И действительно, 20 декабря 1943 года я получил приказ «отбой»: надо отправлять обратно все части. И естественно, все мы теперь думаем только об одном: быстрее, как можно быстрее попасть домой — вдруг мы еще успеем получить небольшой отпуск на Рождество. Через двадцать четыре часа я прибыл со своей ротой в Париж, а там мы едва успели на экспресс до Берлина.
СЕКРЕТНОЕ ОРУЖИЕ
Вернувшись в Фриденталь, я понял, что на долю моих офицеров уже выпали первые стычки с противником: началась настоящая война с чиновниками из Главного управления войск СС. Сигналом к атаке послужило утверждение численности штаба и вооружения — двух пунктов, необходимых всякому подразделению и продуманных нами с особой тщательностью. Наши наивные солдатские головы не покидала уверенность, что все заявки будут выполнены. Последовали несколько недель ожидания и нескончаемых переговоров; нам приходилось сражаться буквально за каждого человека, за каждый автомат или автомобиль, прежде чем мы получили все, что хотели. Наконец Главное управление уведомило нас, что они согласны. Полные радужных надежд, мы пробежали готовый приказ о формировании 502-го мотострелкового батальона под началом «командира штурмового отряда Отто Скорцени». Но дойдя до последней фразы, почувствовали себя идиотами: Главное управление войск СС замечало в скобках, что будущему формированию не стоит рассчитывать ни на прикомандирование техники, ни на заполнение вакансий личным составом.
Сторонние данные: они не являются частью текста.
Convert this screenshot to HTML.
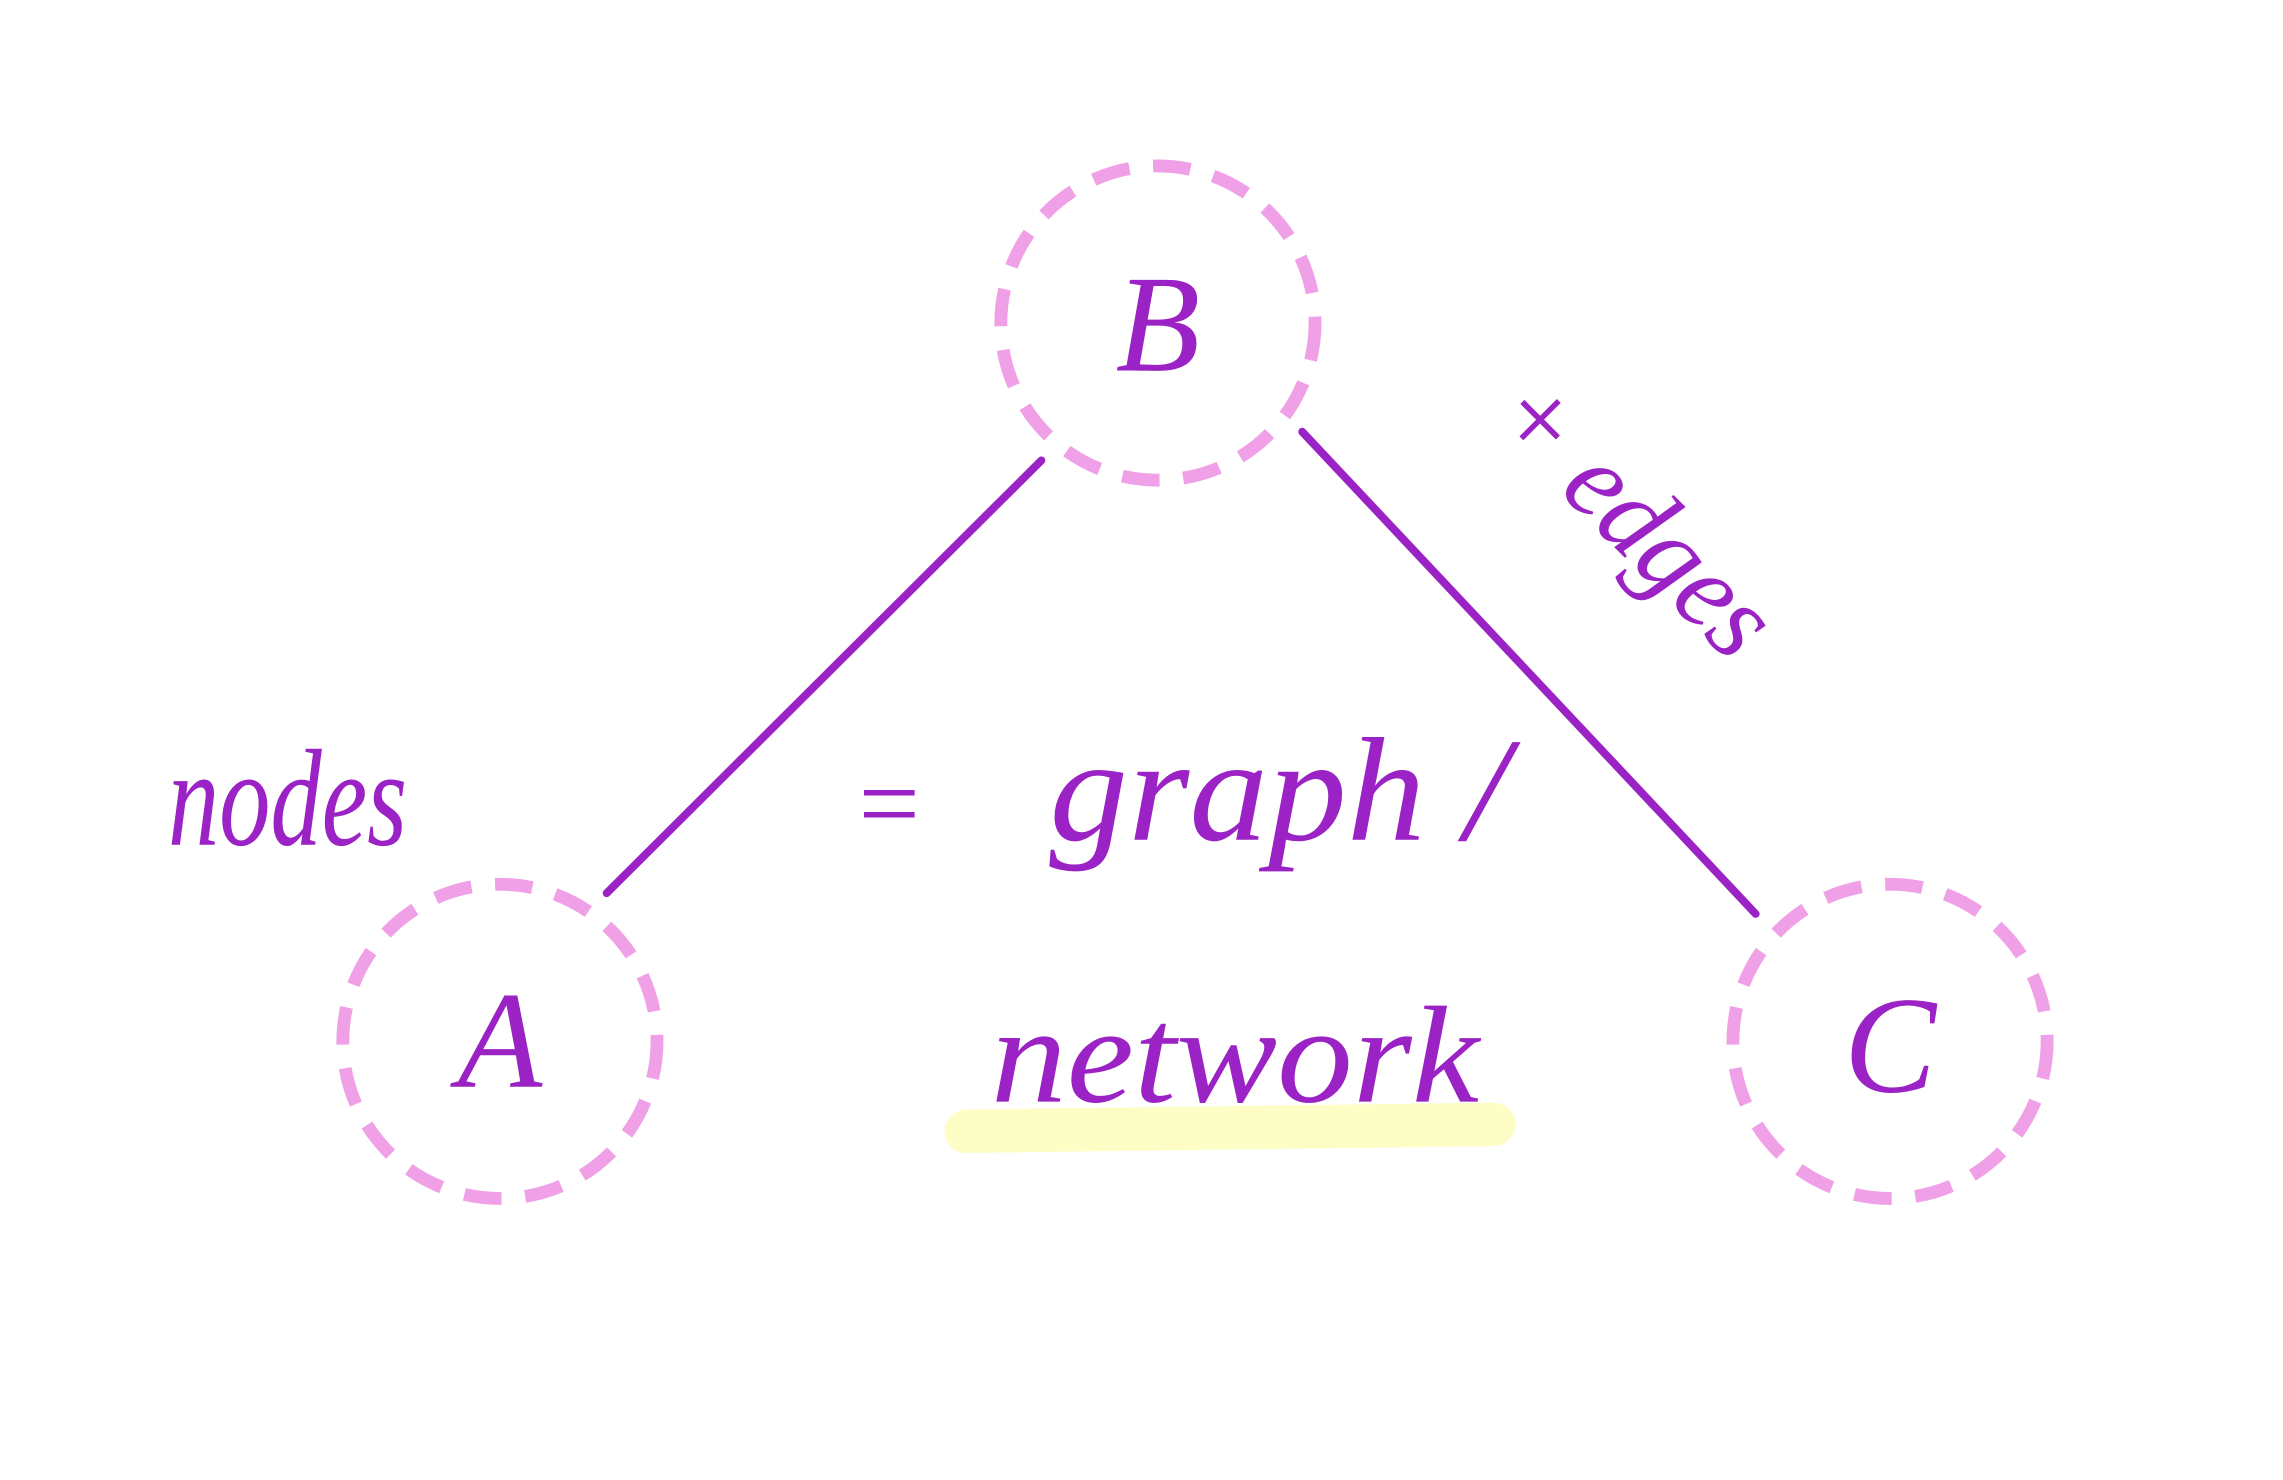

Мы не понимали, плакать нам или смеяться, но по трезвом размышлении решили отнестись к происходящему со здоровым юмором и постараться всеми силами хоть как-то исправить трагикомизм ситуации, бесстыдно пользуясь теми арсеналами, к которым был возможен доступ, и вербуя людей во всех частях вермахта. Понемногу подобралась довольно пестрая смесь — пехота, летчики, моряки и солдаты СС, — но это не помешало нам сформировать вполне однородную команду.
В феврале 1944 года круг моих непосредственных обязанностей — деятельность диверсионных отрядов — сильно расширился: мне пришлось включить в него то, что публика не без иронии окрестила «секретным оружием». Начал я с того, что занялся вопросами ведения войны на море.
С тех пор как Северная Италия, взнузданная дуче, снова стала нашим союзником, связи между нашими армиями окрепли. Благодаря этому сотрудничеству я неплохо изучил великолепную работу одного из лучших итальянских подразделений — Десятой флотилии MAC, — которой командовал тогда князь Боргезе.
Они разработали и довели до совершенства многие образцы так называемого малого вооружения, изобретенного для действий против флота союзников. Из того, что мне показали, я не могу не упомянуть небольшой быстроходный катер, напичканный взрывчаткой и управляемый лишь одним человеком, который подводит его к цели и катапультируется в самый последний момент. Кроме того, у итальянцев были в ходу торпеды особой конструкции; водолазы, обслуживающие эти огромные снаряды, направляли их на вражеские суда. Именно эта хитроумная техника принесла итальянским отрядам небывалую удачу в действиях против кораблей союзников сперва в Александрийском порту, а затем в самом центре Гибралтара. Еще 10-я флотилия MAC включала взвод так называемых лягушек — хорошо подготовленных ныряльщиков, в задачу которых входило приблизиться к вражескому кораблю под водой и прикрепить к борту специальную мину. На ногах у них были каучуковые ласты, позволяющие им одинаково хорошо двигаться на поверхности и под водой и достигать достаточной скорости при минимуме усилий. Один из наших офицеров, вооружившись этими ластами, в одиночку отправил ко дну больше пятидесяти тысяч тонн союзных грузов.